1) Molecular dynamics simulations of cryo- and chemical-preservation of brain tissue. Simulating the phase changes from aqueous to a frozen and/or glass state, given various cooling rates as well as various stabilizing and protective agents, could prove quite valuable. Ideally, simulations could take this further and determine the effect on biological structures such as lipid membranes and proteins, as well as the reversibility of these procedures. These simulations have been done on a small scale in some publications, but they have not been applied to brain preservation protocols to my understanding. Key tools here involve molecular dynamics simulation software, such as Gromacs, which usually involve coding in C/C++/Python.

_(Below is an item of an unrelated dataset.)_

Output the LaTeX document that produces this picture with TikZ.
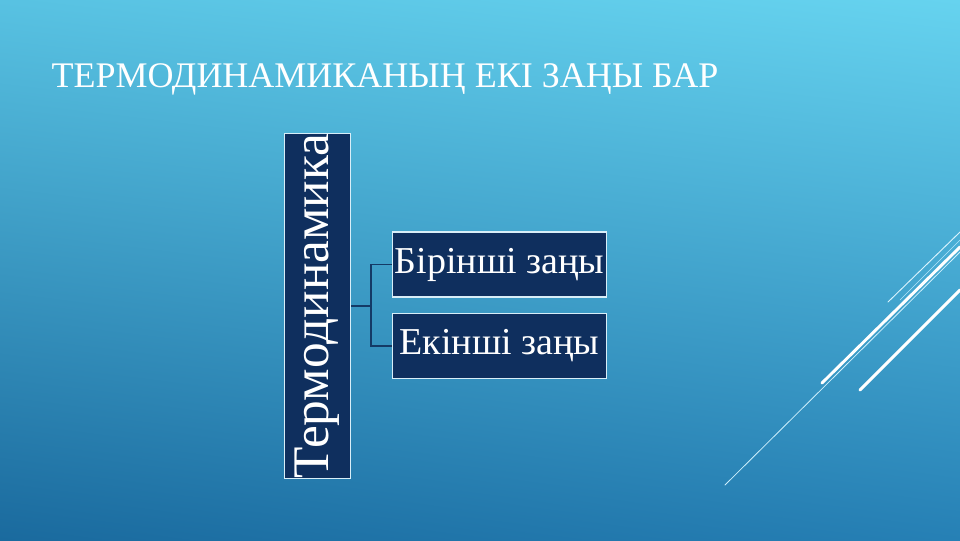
\documentclass[tikz,border=0pt]{standalone}
\usepackage{fontspec}
\setmainfont{Liberation Serif}
\usetikzlibrary{backgrounds,calc,shadings}

\definecolor{skytl}{HTML}{58C2E2}
\definecolor{skytr}{HTML}{66D3EF}
\definecolor{skybl}{HTML}{1A6A9E}
\definecolor{skybr}{HTML}{2680B5}
\definecolor{navy}{HTML}{0F2F5E}
\definecolor{boxline}{HTML}{D8EEF8}
\definecolor{linkline}{HTML}{143A66}

\begin{document}
\begin{tikzpicture}[x=0.75pt,y=-0.75pt]
    % `law' is used for the two law boxes.
    % `topic' is used for the tall rotated box.
    % `streak' is used for the thin lines on the right.
    \tikzstyle{law} = [draw=boxline,fill=navy,text=white,line width=0.8pt,inner sep=0pt,minimum width=161pt,minimum height=48.75pt,font=\fontsize{28.5}{30}\selectfont]
    \tikzstyle{topic} = [law,rotate=90,minimum width=258pt,minimum height=50pt,font=\fontsize{38.5}{40}\selectfont]
    \tikzstyle{streak} = [draw=white,line cap=round]
    \tikzstyle{link} = [draw=linkline,line width=0.8pt]
    %
    \useasboundingbox (0,0) rectangle (960,540);
    \node[anchor=base west,text=white,font=\fontsize{27}{29}\selectfont] (title) at (47,87) {ТЕРМОДИНАМИКАНЫҢ ЕКІ ЗАҢЫ БАР};
    \node[topic] (thermo) at (317.5,306) {Термодинамика};
    \node[law] (first) at (499.5,264.5) {Бірінші заңы};
    \node[law] (second) at (499.5,346) {Екінші заңы};
    \coordinate (fork) at (371,306);
  \begin{pgfonlayer}{background}
        % Draw slide backdrop.
        \shade[upper left=skytl,upper right=skytr,lower left=skybl,lower right=skybr] (0,0) rectangle (960,540);
        % Draw streaks.
        \draw[streak,line width=0.6pt,white!80!cyan] (725,485) -- (960,252);
        \draw[streak,line width=0.7pt,white!85!cyan] (888,302) -- (960,232);
        \draw[streak,line width=0.5pt,white!70!cyan] (900,300) -- (960,240);
        \draw[streak,line width=2.2pt] (822,383) -- (960,247);
        \draw[streak,line width=2.2pt] (860,390) -- (960,290);
        % Draw lines.
        \draw[link] (thermo.south) -- (fork) |- (first.west);
        \draw[link] (fork) |- (second.west);
    \end{pgfonlayer}
\end{tikzpicture}
\end{document}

2) Serial section electron microscopy reconstruction and analysis techniques. In order to make sense of the vast web of neuropil, synapses, glial processes, and somata in the brain, a common tool of late has been serial section electron microscopy. This yields vast amounts of data (petabyte scale) that must then be analyzed computationally. For example, Sebastian Seung’s group analyzes serial EM data from the retina. This work requires a deep understanding of computational algorithms, data structures, and machine learning. As far as I have been able to tell, people writing these algorithms often use C++.

3) Personal electronic emergency response systems. A well-functioning personal electronic response system that can alert emergency responders if a patient has a heart attack or stroke would be a crucial component of ideal brain preservation protocols. Currently, a large number of people who have signed up for cryonics have exceptionally poor preservations [1] because they live alone and their legal death is not noticed by anyone for hours or even days. In fact, this is an unmet need in the medical community more generally. For example, it is very common for individuals to have strokes at night or while sleeping and not receive care for many hours. In neurology, the amount of time between a patient’s stroke event and their treatment is critical, because as the saying goes, “time is tissue.” With respect to brain preservation procedures, a key research question here whether is it is possible to create and optimize a system that leads to shorter intervals between legal death and initiation of care. Both the false positive and false negative rate of any such system needs to be low, which is clearly tricky.

There are also many other potential ways to contribute to research using computational skills, including retrospective clinical data analysis and genomics. If you’re interested in collaborating on one of these topics or any other related topic, please get in touch with the BPF.

[1]: That is, even conditioning on the probability of how much personal identity a particular brain preservation protocol may preserve in the ideal case, the probability of it working in such a sub-optimal case will be almost certainly be much lower.